Issue: Limitations on Federal Review of State Criminal Convictions
Prior proposed legislation would amend federal court procedures for collateral review of habeas corpus petitions from state prisoners.
The CCJ and COSCA adopted a joint resolution urging the Senate Judiciary Committee to delay further action affecting the filing and processing of habeas corpus petitions until a study can be completed. The recommended study would evaluate whether current habeas corpus statutes have led to unwarranted delays in dispositions and, if so, whether there are less disruptive solutions than the far-reaching measures contained in these bills.
The reauthorization of the US Patriot Act in 2006 contained two provisions from the bills considered in the 109th Congress. The “opt-in” proposal is now law. The Attorney General of the United States now decides if a state’s procedures for providing defense counsel to a petitioner qualify for a quicker consideration of the petition under chapter 154 of the AEDPA. The Patriot Act also provided that, once an attorney is appointed for a petitioner, any stay of execution expires no later than 90 days after appointment.

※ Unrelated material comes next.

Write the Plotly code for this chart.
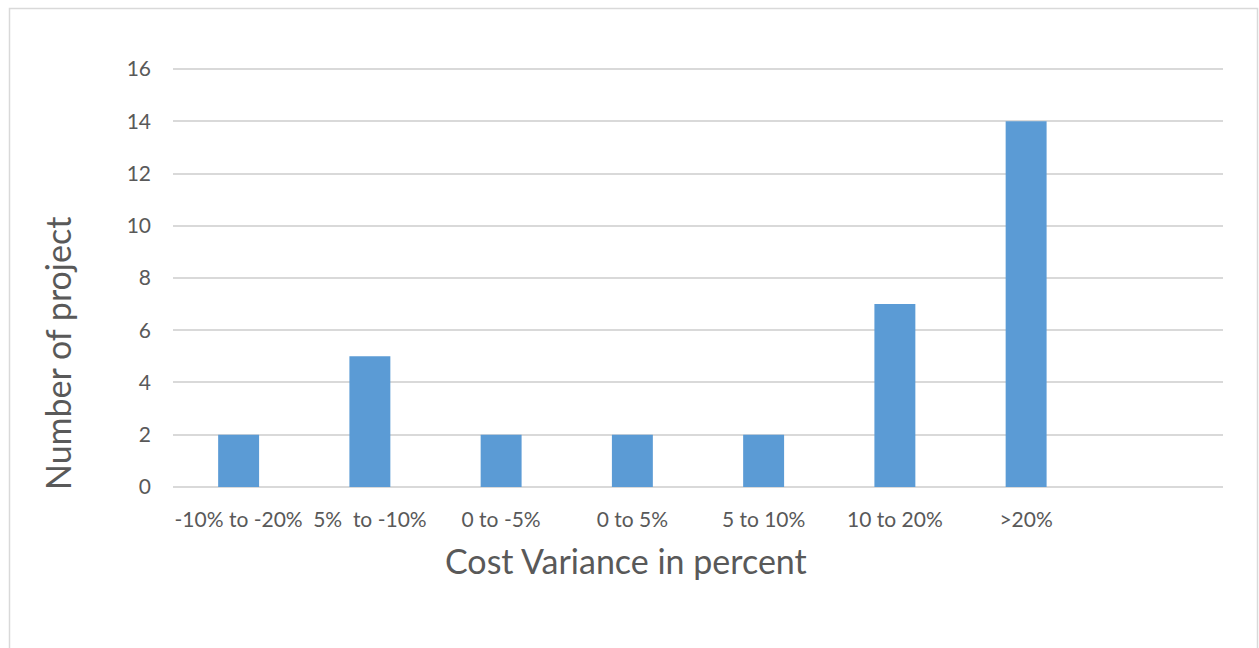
import plotly.graph_objects as go

# Cost variance buckets and number of projects in each
categories = ["-10% to -20%", "5%\u00a0\u00a0to -10%", "0 to -5%", "0 to 5%",
              "5 to 10%", "10 to 20%", ">20%", " "]
projects = [2, 5, 2, 2, 2, 7, 14, None]
y_ticks = [0, 2, 4, 6, 8, 10, 12, 14, 16]

W, H = 1259, 648
L, R, T, B = 173, 36, 68, 160
pw, ph = W - L - R, H - T - B


def px_x(x):
    return (x - L) / pw


def px_y(y):
    return (H - B - y) / ph


title_font = dict(size=34, color="#595959", family="Lato, Open Sans, sans-serif")

fig = go.Figure(go.Bar(
    x=categories, y=projects,
    marker=dict(color="#5b9bd5", line=dict(width=0)),
    hoverinfo="x+y",
))

fig.update_layout(
    width=W, height=H,
    margin=dict(l=L, r=R, t=T, b=B),
    paper_bgcolor="white", plot_bgcolor="white",
    bargap=0.688,
    showlegend=False,
    font=dict(family="Lato, Open Sans, sans-serif", color="#595959"),
    xaxis=dict(
        type="category",
        showgrid=False, zeroline=False, showline=False, ticks="",
        tickfont=dict(size=21, color="#595959"),
        ticklabelstandoff=17,
    ),
    yaxis=dict(
        range=[-0.04, 16.04], tickvals=y_ticks,
        showgrid=True, gridcolor="#d9d9d9", gridwidth=1.5,
        zeroline=False, showline=False, ticks="",
        tickfont=dict(size=21, color="#595959"),
        ticklabelstandoff=21,
    ),
    annotations=[
        dict(text="Cost Variance in percent", xref="paper", yref="paper",
             x=px_x(626), y=px_y(560), xanchor="center", yanchor="middle",
             showarrow=False, font=title_font),
        dict(text="Number of project", xref="paper", yref="paper",
             x=px_x(57), y=px_y(354), xanchor="center", yanchor="middle",
             textangle=-90, showarrow=False, font=title_font),
    ],
    shapes=[dict(
        type="rect", xref="paper", yref="paper",
        x0=px_x(9.5), x1=px_x(1257.5), y0=px_y(660), y1=px_y(8.5),
        line=dict(color="#d9d9d9", width=1.5), fillcolor="rgba(0,0,0,0)",
        layer="below",
    )],
)

fig.write_html("out.html")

Beginning in the 109th Congress has considered amendments to the Antiterrorism and Effective Death Penalty Act of 1996 (AEDPA) to streamline federal court procedures for collateral review of habeas corpus petitions from state prisoners. The House and Senate bills would have made it more difficult for prisoners to file multiple or amended federal habeas petitions. The complex legislation would, among other things, bar federal judges from hearing appeals based on a sentencing error if a state judge found the error to be “harmless or not prejudicial,” unless the state judge’s finding is “contrary to clearly established federal law.” The legislation would have nullified several U.S. Supreme Court decisions (2 of which clarify how time requirements are calculated under current law; the other regarding clemency review).
It is premature to forecast the degree to which the 111th Congress will focus on such reforms. The federal courts are preparing statistical analyses of habeas corpus litigation in the various circuits. It is hoped that data will inform the policy dialogues.